Differences in the quantitative and qualitative performance of a calcium-specific food frequency questionnaire across age and sex

Authors


Labros S. Sidossis PhD, Laboratory of Nutrition and Clinical Dietetics, Department of Nutrition and Dietetics, Harokopio University, 70 El. Venizelou Avenue, 17671 Athens, Greece.
Tel.: +30 210 9549 154
Fax: +30 210 9549 141
E-mail: lsidossis@hua.gr

Abstract

Objective  To examine putative differences in the quantitative and qualitative performance of a food frequency questionnaire (FFQ) for assessing dietary calcium intake across age and sex in the Greek population.

Materials and methods  A total of 351 children (189 girls and 162 boys, aged 11.9 ± 1.2 years), 260 adults (192 women and 68 men, aged 29.6 ± 2.7 years) and 390 elderly individuals (317 women and 73 men, aged 68.6 ± 4.6 years) were recruited. Estimates of calcium intake from the 30-item FFQ were compared with those from a multi-pass 24-h recall.

Results  The FFQ significantly underestimated mean calcium intake in all age groups and both sexes (P < 0.05). The magnitude of underestimation, however, was greater in adults (−207 ± 344 mg day−1), less in the elderly (−137 ± 310 mg day−1) and even less in children (−74 ± 340 mg day−1; P < 0.025), with no differences between sexes. Calcium intakes by the two methods were positively and significantly correlated in all study groups (r = 0.536–0.739, P < 0.001). Cohen's weighted kappa statistic ranged from 0.39 to 0.57, indicating moderate agreement between the two methods. The 95% limits of agreement were comparably wide across age and sex (boys: −762, 585 mg day−1; girls: −747, 624 mg day−1; adult men: −972, 505 mg day−1; adult women: −867, 412 mg day−1; elderly men: −858, 486 mg day−1; elderly women: −732, 480 mg day−1). A significant association between age, sex and the classification of individuals as true/false positive/negative was detected (P < 0.001), implying that sensitivity, specificity, positive and negative predictive values of the FFQ were not independent of the age and sex of the participants. Gross misclassification by the FFQ ranged from 0% to 4.2%, whereas 75.3–87.3% of the subjects were correctly classified. In this respect, the FFQ performed similarly across the study groups (P = 0.065). Without controlling for age, however, gross misclassification appeared to be higher in females than in males (3.2% versus 0.7%, respectively, P = 0.048).

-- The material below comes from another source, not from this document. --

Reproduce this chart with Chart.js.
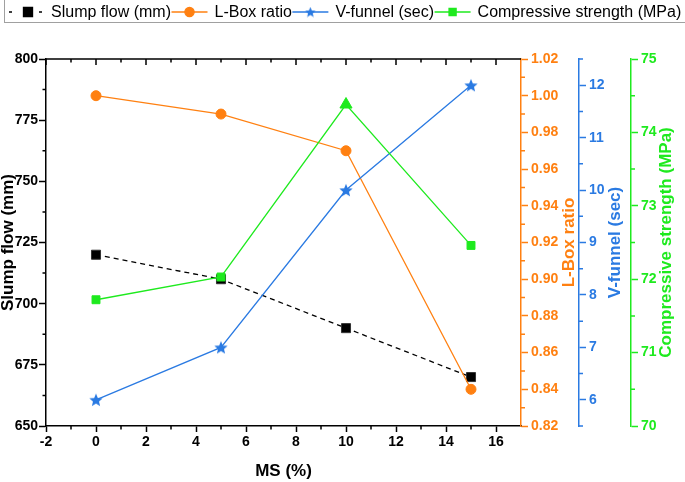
<!DOCTYPE html>
<html>
<head>
<meta charset="utf-8">
<script src="https://cdn.jsdelivr.net/npm/chart.js@4"></script>
<style>
html,body{margin:0;padding:0;background:#fff;}
#wrap{width:685px;height:482px;position:relative;}
</style>
</head>
<body>
<div id="wrap"><canvas id="c" width="685" height="482"></canvas></div>
<script>
// ---- data ----
const msPct = [0, 5, 10, 15];
const slumpFlow = [720, 710, 690, 670];
const lBoxRatio = [1.00, 0.99, 0.97, 0.84];
const vFunnel = [6.0, 7.0, 10.0, 12.0];
const compStrength = [71.72, 72.03, 74.38, 72.46];
const compMarkers = ['rect', 'rect', 'triangle', 'rect'];

const seriesLabels = ['Slump flow (mm)', 'L-Box ratio', 'V-funnel (sec)', 'Compressive strength (MPa)'];

// ---- ticks ----
const xTicks = [-2, 0, 2, 4, 6, 8, 10, 12, 14, 16];
const slumpTicks = [650, 675, 700, 725, 750, 775, 800];
const lBoxTicks = [0.82, 0.84, 0.86, 0.88, 0.90, 0.92, 0.94, 0.96, 0.98, 1.00, 1.02];
const vFunnelTicks = [6, 7, 8, 9, 10, 11, 12];
const compTicks = [70, 71, 72, 73, 74, 75];

const xMinor = [-1, 1, 3, 5, 7, 9, 11, 13, 15];
const slumpMinor = [662.5, 687.5, 712.5, 737.5, 762.5, 787.5];
const lBoxMinor = [0.83, 0.85, 0.87, 0.89, 0.91, 0.93, 0.95, 0.97, 0.99, 1.01];
const vFunnelMinor = [5.5, 6.5, 7.5, 8.5, 9.5, 10.5, 11.5, 12.5];
const compMinor = [70.5, 71.5, 72.5, 73.5, 74.5];

const axisTitles = {x: 'MS (%)', y: 'Slump flow (mm)', y1: 'L-Box ratio', y2: 'V-funnel (sec)', y3: 'Compressive strength (MPa)'};

// ---- styles ----
const F = "'Liberation Sans', Arial, sans-serif";
const C_BLACK = '#000000';
const C_ORANGE = '#FF8011';
const C_BLUE = '#2A7AE2';
const C_GREEN = '#1EEA1E';
const TICK_SIZE = 14;

Chart.defaults.font.family = F;
Chart.defaults.font.size = TICK_SIZE;
Chart.defaults.font.weight = 'bold';

function starCanvas(size, color) {
  const c = document.createElement('canvas');
  c.width = size; c.height = size;
  const g = c.getContext('2d');
  g.fillStyle = color;
  g.beginPath();
  const R = size / 2, r = R * 0.45, cx = size / 2, cy = size / 2 + R * 0.1;
  for (let i = 0; i < 10; i++) {
    const a = -Math.PI / 2 + i * Math.PI / 5;
    const rad = (i % 2) ? r : R;
    g.lineTo(cx + rad * Math.cos(a), cy + rad * Math.sin(a));
  }
  g.closePath();
  g.fill();
  return c;
}
const starBig = starCanvas(14, C_BLUE);
const starSmall = starCanvas(11, C_BLUE);

function pts(ys) { return msPct.map((x, i) => ({x: x, y: ys[i]})); }
function setTicks(arr) { return s => { s.ticks = arr.map(v => ({value: v})); }; }

function tickFont() { return {family: F, size: TICK_SIZE, weight: 'bold'}; }

function yAxis(opts) {
  return Object.assign({
    type: 'linear',
    ticks: {color: opts.color, font: tickFont(), padding: 3, autoSkip: false, callback: opts.fmt},
    grid: {display: true, drawOnChartArea: false, tickLength: 7, tickColor: opts.color, tickWidth: 1.5},
    border: {display: true, color: opts.color, width: 1.5},
    title: {display: false}
  }, opts.extra);
}

const decor = {
  id: 'decor',
  afterDraw(chart) {
    const ctx = chart.ctx, ca = chart.chartArea, sc = chart.scales;
    ctx.save();
    ctx.lineWidth = 1.5;
    // top frame with inward ticks
    ctx.strokeStyle = C_BLACK;
    ctx.beginPath();
    ctx.moveTo(ca.left, ca.top); ctx.lineTo(ca.right, ca.top);
    xTicks.forEach(v => { const px = sc.x.getPixelForValue(v); ctx.moveTo(px, ca.top); ctx.lineTo(px, ca.top + 6); });
    xMinor.forEach(v => { const px = sc.x.getPixelForValue(v); ctx.moveTo(px, ca.top); ctx.lineTo(px, ca.top + 3.5); });
    // bottom minor ticks
    xMinor.forEach(v => { const px = sc.x.getPixelForValue(v); ctx.moveTo(px, ca.bottom); ctx.lineTo(px, ca.bottom + 3.5); });
    // left minor ticks
    slumpMinor.forEach(v => { const py = sc.y.getPixelForValue(v); ctx.moveTo(ca.left, py); ctx.lineTo(ca.left - 3.5, py); });
    ctx.stroke();
    // right axes minor ticks
    [[sc.y1, lBoxMinor, C_ORANGE], [sc.y2, vFunnelMinor, C_BLUE], [sc.y3, compMinor, C_GREEN]].forEach(([s, arr, col]) => {
      ctx.strokeStyle = col;
      ctx.beginPath();
      arr.forEach(v => { const py = s.getPixelForValue(v); ctx.moveTo(s.left, py); ctx.lineTo(s.left + 4, py); });
      ctx.stroke();
    });
    // right axis titles (reading bottom to top)
    const cy = (ca.top + ca.bottom) / 2;
    ctx.font = "bold 17px " + F;
    ctx.textAlign = 'center';
    ctx.textBaseline = 'middle';
    [[sc.y1, axisTitles.y1, C_ORANGE, 48.5], [sc.y2, axisTitles.y2, C_BLUE, 36.5], [sc.y3, axisTitles.y3, C_GREEN, 35]].forEach(([s, t, col, off]) => {
      ctx.save();
      ctx.translate(s.left + off, cy);
      ctx.rotate(-Math.PI / 2);
      ctx.fillStyle = col;
      ctx.fillText(t, 0, 0);
      ctx.restore();
    });
    // legend
    ctx.strokeStyle = '#A0A0A0';
    ctx.lineWidth = 1;
    ctx.strokeRect(4.5, -2, 720, 24.5);
    ctx.font = "16px " + F;
    ctx.textAlign = 'left';
    const ly = 12;
    let x = 8;
    const ds = chart.data.datasets;
    ds.forEach((d, i) => {
      ctx.save();
      ctx.strokeStyle = d.borderColor;
      ctx.fillStyle = d.borderColor;
      ctx.lineWidth = 1.3;
      if (d.borderDash) ctx.setLineDash([3, 12]);
      ctx.beginPath();
      ctx.moveTo(i === 0 ? x + 1 : x, ly); ctx.lineTo(x + 36, ly);
      ctx.stroke();
      ctx.setLineDash([]);
      const mx = x + (i === 0 ? 20 : 18);
      if (i === 2) {
        ctx.drawImage(starSmall, mx - starSmall.width / 2, ly - starSmall.height / 2);
      } else {
        Chart.helpers.drawPoint(ctx, {
          pointStyle: i === 1 ? 'circle' : 'rect',
          radius: i === 0 ? 6.4 : (i === 1 ? 4.6 : 5),
          borderWidth: 1, rotation: 0
        }, mx, ly);
      }
      ctx.restore();
      ctx.fillStyle = '#000';
      ctx.fillText(d.label, x + 43, ly + 1);
      x = x + 43 + ctx.measureText(d.label).width + 0.5;
    });
    ctx.restore();
  }
};

new Chart(document.getElementById('c'), {
  type: 'line',
  data: {
    datasets: [
      {
        label: seriesLabels[0], data: pts(slumpFlow), yAxisID: 'y',
        borderColor: C_BLACK, backgroundColor: C_BLACK, borderWidth: 1.3, borderDash: [5, 4],
        pointStyle: 'rect', pointRadius: 6.4, pointBorderColor: '#333', pointBackgroundColor: C_BLACK, pointBorderWidth: 1,
        order: 4
      },
      {
        label: seriesLabels[1], data: pts(lBoxRatio), yAxisID: 'y1',
        borderColor: C_ORANGE, backgroundColor: C_ORANGE, borderWidth: 1.3,
        pointStyle: 'circle', pointRadius: 5, pointBorderColor: C_ORANGE, pointBackgroundColor: C_ORANGE, pointBorderWidth: 1,
        order: 3
      },
      {
        label: seriesLabels[2], data: pts(vFunnel), yAxisID: 'y2',
        borderColor: C_BLUE, backgroundColor: C_BLUE, borderWidth: 1.3,
        pointStyle: starBig, pointRadius: 6, pointBorderColor: C_BLUE, pointBackgroundColor: C_BLUE,
        order: 2
      },
      {
        label: seriesLabels[3], data: pts(compStrength), yAxisID: 'y3',
        borderColor: C_GREEN, backgroundColor: C_GREEN, borderWidth: 1.3,
        pointStyle: compMarkers, pointRadius: [5.6, 5.6, 7, 5.6], pointBorderColor: C_GREEN, pointBackgroundColor: C_GREEN, pointBorderWidth: 1,
        order: 1
      }
    ]
  },
  options: {
    responsive: false,
    animation: false,
    devicePixelRatio: 1,
    layout: {padding: {top: 59, left: 0, right: 0, bottom: 0}},
    plugins: {legend: {display: false}, tooltip: {enabled: false}},
    scales: {
      x: {
        type: 'linear', position: 'bottom', min: -2, max: 17,
        afterBuildTicks: setTicks(xTicks),
        ticks: {color: C_BLACK, font: tickFont(), padding: 2, maxRotation: 0, autoSkip: false, callback: v => String(v)},
        grid: {display: true, drawOnChartArea: false, tickLength: 6, tickColor: C_BLACK, tickWidth: 1.5},
        border: {display: true, color: C_BLACK, width: 1.5},
        title: {display: true, text: axisTitles.x, color: C_BLACK, font: {family: F, size: 17, weight: 'bold'}, padding: 0},
        afterFit: s => { s.height = 56; }
      },
      y: yAxis({color: C_BLACK, fmt: v => String(v), extra: {
        position: 'left', min: 650, max: 800,
        afterBuildTicks: setTicks(slumpTicks),
        ticks: {color: C_BLACK, font: tickFont(), padding: 1, autoSkip: false, callback: v => String(v)},
        title: {display: true, text: axisTitles.y, color: C_BLACK, font: {family: F, size: 17, weight: 'bold', lineHeight: 1}, padding: 0},
        afterFit: s => { s.width = 46; }
      }}),
      y1: yAxis({color: C_ORANGE, fmt: v => v.toFixed(2), extra: {
        position: 'right', weight: 1, min: 0.82, max: 1.02,
        afterBuildTicks: setTicks(lBoxTicks),
        afterFit: s => { s.width = 58; }
      }}),
      y2: yAxis({color: C_BLUE, fmt: v => String(v), extra: {
        position: 'right', weight: 2, min: 5.5, max: 12.5,
        afterBuildTicks: setTicks(vFunnelTicks),
        afterFit: s => { s.width = 52; }
      }}),
      y3: yAxis({color: C_GREEN, fmt: v => String(v), extra: {
        position: 'right', weight: 3, min: 70, max: 75,
        afterBuildTicks: setTicks(compTicks),
        afterFit: s => { s.width = 54; }
      }})
    }
  },
  plugins: [decor]
});
</script>
</body>
</html>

Conclusions  There may be several significant differences in the quantitative and qualitative performance of a calcium-specific FFQ across age and sex. This should be taken into account when attempting to evaluate dietary calcium intake in men and women or in different age groups, as some of the differences between study groups may actually be due to the different response of these groups to the FFQ.